▸ **To do**:
Starting at the line that contains "Rebuild this diagram" and stopping at the line that contains "(0,0) rectangle (23.38,16.9);", return those lines exactly and nothing else. Both end lines count; pictures do not.

▸ **Exercise data**:
------------------------------------

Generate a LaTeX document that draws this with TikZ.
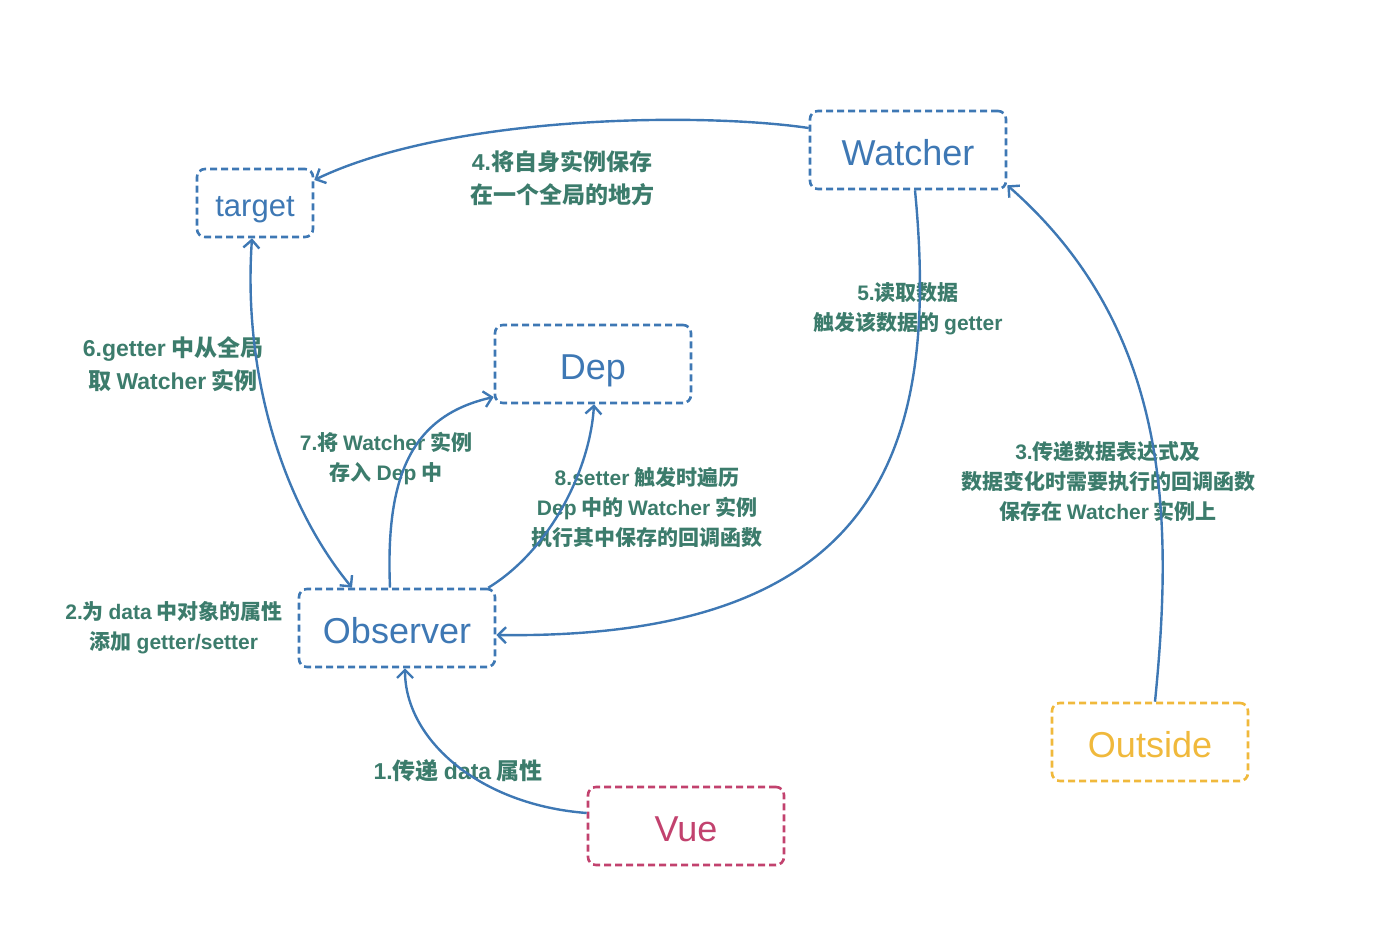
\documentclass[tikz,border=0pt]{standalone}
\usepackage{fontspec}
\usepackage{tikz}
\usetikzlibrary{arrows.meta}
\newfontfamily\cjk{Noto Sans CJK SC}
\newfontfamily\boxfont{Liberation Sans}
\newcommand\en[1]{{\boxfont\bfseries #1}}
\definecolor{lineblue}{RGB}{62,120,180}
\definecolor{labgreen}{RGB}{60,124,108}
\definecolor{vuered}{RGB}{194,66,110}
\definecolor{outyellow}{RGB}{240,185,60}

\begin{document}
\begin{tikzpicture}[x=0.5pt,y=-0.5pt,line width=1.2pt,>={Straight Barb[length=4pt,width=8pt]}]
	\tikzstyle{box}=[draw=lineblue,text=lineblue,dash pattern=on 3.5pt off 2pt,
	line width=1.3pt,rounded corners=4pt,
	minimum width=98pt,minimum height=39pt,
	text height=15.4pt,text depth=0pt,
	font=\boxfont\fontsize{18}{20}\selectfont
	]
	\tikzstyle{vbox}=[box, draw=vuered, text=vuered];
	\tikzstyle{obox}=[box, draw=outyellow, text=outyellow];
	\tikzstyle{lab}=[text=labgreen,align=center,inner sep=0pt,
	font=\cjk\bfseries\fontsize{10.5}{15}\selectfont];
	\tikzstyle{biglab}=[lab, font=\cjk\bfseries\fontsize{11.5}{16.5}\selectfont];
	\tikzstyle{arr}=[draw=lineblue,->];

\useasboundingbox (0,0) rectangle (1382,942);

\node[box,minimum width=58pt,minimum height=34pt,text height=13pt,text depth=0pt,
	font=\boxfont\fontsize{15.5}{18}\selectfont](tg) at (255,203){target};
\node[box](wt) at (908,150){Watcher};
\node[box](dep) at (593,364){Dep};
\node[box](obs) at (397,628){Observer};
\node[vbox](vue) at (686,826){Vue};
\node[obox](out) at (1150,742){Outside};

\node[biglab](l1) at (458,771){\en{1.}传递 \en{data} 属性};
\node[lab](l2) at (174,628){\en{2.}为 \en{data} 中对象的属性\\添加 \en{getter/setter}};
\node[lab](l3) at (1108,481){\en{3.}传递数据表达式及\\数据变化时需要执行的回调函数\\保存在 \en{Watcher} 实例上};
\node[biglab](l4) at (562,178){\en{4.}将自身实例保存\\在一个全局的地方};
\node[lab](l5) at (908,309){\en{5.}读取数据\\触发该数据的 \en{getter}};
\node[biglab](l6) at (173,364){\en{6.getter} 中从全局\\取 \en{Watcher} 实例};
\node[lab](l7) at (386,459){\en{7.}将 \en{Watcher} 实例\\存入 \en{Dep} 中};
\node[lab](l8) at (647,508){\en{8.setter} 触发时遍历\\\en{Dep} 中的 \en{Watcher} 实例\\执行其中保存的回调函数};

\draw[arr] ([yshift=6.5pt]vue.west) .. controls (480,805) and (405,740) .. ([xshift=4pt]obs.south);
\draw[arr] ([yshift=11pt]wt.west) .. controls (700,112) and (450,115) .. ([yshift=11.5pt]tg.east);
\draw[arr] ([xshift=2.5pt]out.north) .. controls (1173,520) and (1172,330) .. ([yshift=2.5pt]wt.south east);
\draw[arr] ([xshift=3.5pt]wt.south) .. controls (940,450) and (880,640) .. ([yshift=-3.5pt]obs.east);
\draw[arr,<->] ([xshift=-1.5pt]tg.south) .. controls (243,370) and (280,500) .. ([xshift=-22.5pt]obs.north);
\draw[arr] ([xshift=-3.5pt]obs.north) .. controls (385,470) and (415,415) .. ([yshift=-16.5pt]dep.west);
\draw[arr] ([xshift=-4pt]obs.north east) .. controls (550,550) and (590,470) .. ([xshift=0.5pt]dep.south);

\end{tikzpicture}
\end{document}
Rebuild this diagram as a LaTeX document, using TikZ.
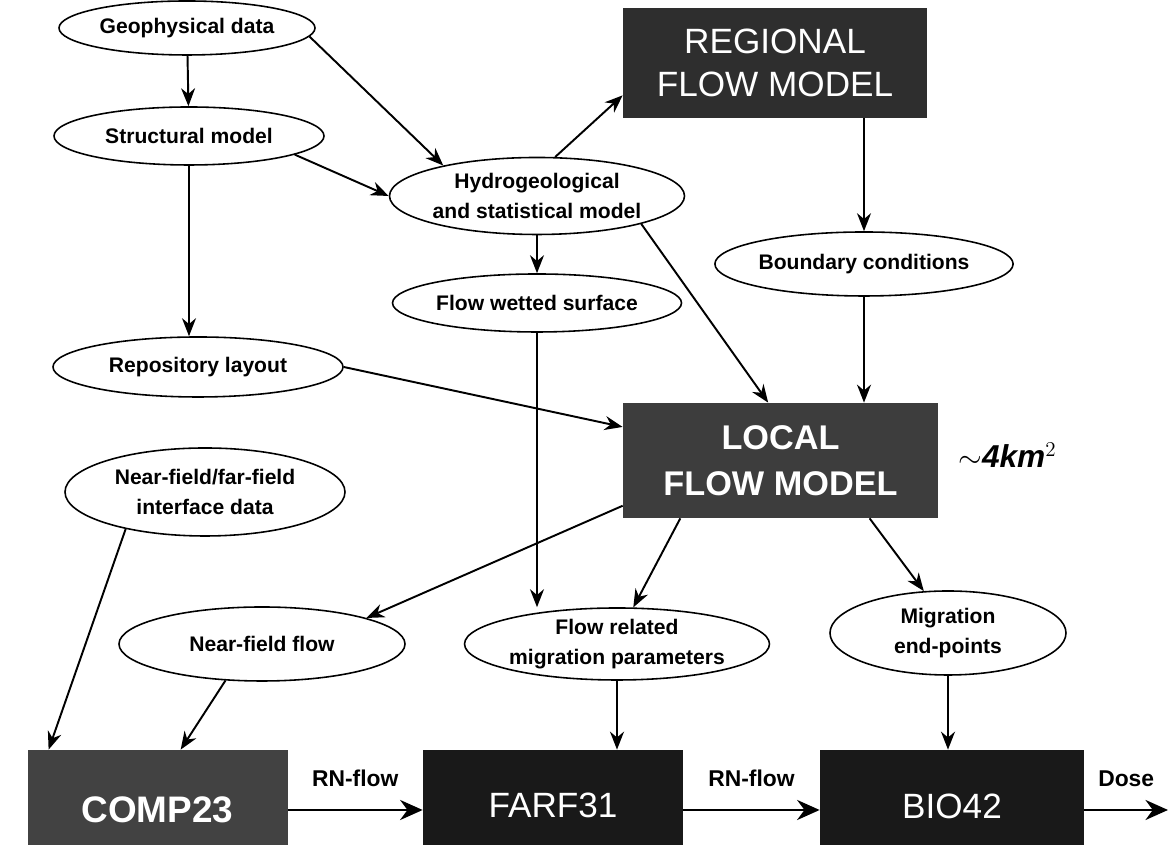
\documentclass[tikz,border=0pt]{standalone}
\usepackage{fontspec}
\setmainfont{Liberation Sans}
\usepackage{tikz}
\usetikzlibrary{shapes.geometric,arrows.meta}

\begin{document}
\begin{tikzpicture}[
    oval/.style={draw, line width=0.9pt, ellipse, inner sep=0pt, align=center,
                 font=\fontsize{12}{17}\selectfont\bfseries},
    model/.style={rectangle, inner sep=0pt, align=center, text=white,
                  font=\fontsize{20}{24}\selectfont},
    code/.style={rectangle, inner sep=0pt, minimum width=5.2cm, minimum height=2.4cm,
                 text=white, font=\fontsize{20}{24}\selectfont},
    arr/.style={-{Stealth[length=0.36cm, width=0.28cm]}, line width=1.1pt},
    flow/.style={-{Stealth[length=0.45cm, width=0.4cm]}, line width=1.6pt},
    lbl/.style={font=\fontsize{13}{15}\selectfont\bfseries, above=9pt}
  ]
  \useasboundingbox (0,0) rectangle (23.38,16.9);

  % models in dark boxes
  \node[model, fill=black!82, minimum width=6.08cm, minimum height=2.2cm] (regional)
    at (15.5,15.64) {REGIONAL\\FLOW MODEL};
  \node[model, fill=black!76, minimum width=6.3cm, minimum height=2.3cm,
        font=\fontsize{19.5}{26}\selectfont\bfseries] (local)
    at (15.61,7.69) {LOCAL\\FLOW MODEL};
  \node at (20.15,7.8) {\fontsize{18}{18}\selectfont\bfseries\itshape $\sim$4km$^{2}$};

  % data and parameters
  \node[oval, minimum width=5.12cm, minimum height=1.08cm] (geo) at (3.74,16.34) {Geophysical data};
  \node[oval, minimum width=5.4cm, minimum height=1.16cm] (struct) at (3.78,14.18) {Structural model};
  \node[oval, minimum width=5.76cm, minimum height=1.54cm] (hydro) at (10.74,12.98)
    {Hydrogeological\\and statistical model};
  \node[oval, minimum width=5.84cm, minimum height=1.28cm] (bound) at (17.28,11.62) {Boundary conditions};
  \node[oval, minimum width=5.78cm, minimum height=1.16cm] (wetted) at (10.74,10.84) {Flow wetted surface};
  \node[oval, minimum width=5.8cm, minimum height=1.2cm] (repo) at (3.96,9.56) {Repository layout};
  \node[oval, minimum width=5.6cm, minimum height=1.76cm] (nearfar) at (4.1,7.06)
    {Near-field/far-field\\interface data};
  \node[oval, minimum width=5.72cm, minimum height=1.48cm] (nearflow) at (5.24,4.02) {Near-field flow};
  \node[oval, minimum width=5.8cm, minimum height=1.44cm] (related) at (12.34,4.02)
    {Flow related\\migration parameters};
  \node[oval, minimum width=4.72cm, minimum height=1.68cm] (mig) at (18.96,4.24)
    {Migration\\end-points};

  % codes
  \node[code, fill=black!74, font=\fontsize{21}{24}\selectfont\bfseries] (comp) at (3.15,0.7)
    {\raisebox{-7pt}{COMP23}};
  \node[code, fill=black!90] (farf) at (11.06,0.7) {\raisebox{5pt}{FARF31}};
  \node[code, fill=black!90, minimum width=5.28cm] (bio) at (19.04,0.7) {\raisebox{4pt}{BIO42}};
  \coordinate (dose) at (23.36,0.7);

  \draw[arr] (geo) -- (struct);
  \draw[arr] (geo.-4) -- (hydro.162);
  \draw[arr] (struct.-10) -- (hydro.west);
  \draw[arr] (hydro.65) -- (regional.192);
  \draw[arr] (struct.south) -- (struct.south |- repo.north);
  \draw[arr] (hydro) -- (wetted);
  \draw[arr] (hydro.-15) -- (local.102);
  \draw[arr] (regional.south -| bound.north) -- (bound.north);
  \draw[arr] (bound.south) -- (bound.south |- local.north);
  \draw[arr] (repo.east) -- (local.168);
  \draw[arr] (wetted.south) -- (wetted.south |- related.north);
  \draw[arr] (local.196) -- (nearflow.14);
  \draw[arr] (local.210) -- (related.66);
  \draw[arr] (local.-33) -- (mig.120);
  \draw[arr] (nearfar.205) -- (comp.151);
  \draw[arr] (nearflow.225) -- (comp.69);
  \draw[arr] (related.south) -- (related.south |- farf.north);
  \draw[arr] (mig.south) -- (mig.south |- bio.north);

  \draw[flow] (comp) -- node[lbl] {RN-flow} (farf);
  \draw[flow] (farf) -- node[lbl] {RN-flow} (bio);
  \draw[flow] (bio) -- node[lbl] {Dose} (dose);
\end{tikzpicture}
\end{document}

------------------------------------

▸ **Response**:
Rebuild this diagram as a LaTeX document, using TikZ.
\documentclass[tikz,border=0pt]{standalone}
\usepackage{fontspec}
\setmainfont{Liberation Sans}
\usepackage{tikz}
\usetikzlibrary{shapes.geometric,arrows.meta}

\begin{document}
\begin{tikzpicture}[
    oval/.style={draw, line width=0.9pt, ellipse, inner sep=0pt, align=center,
                 font=\fontsize{12}{17}\selectfont\bfseries},
    model/.style={rectangle, inner sep=0pt, align=center, text=white,
                  font=\fontsize{20}{24}\selectfont},
    code/.style={rectangle, inner sep=0pt, minimum width=5.2cm, minimum height=2.4cm,
                 text=white, font=\fontsize{20}{24}\selectfont},
    arr/.style={-{Stealth[length=0.36cm, width=0.28cm]}, line width=1.1pt},
    flow/.style={-{Stealth[length=0.45cm, width=0.4cm]}, line width=1.6pt},
    lbl/.style={font=\fontsize{13}{15}\selectfont\bfseries, above=9pt}
  ]
  \useasboundingbox (0,0) rectangle (23.38,16.9);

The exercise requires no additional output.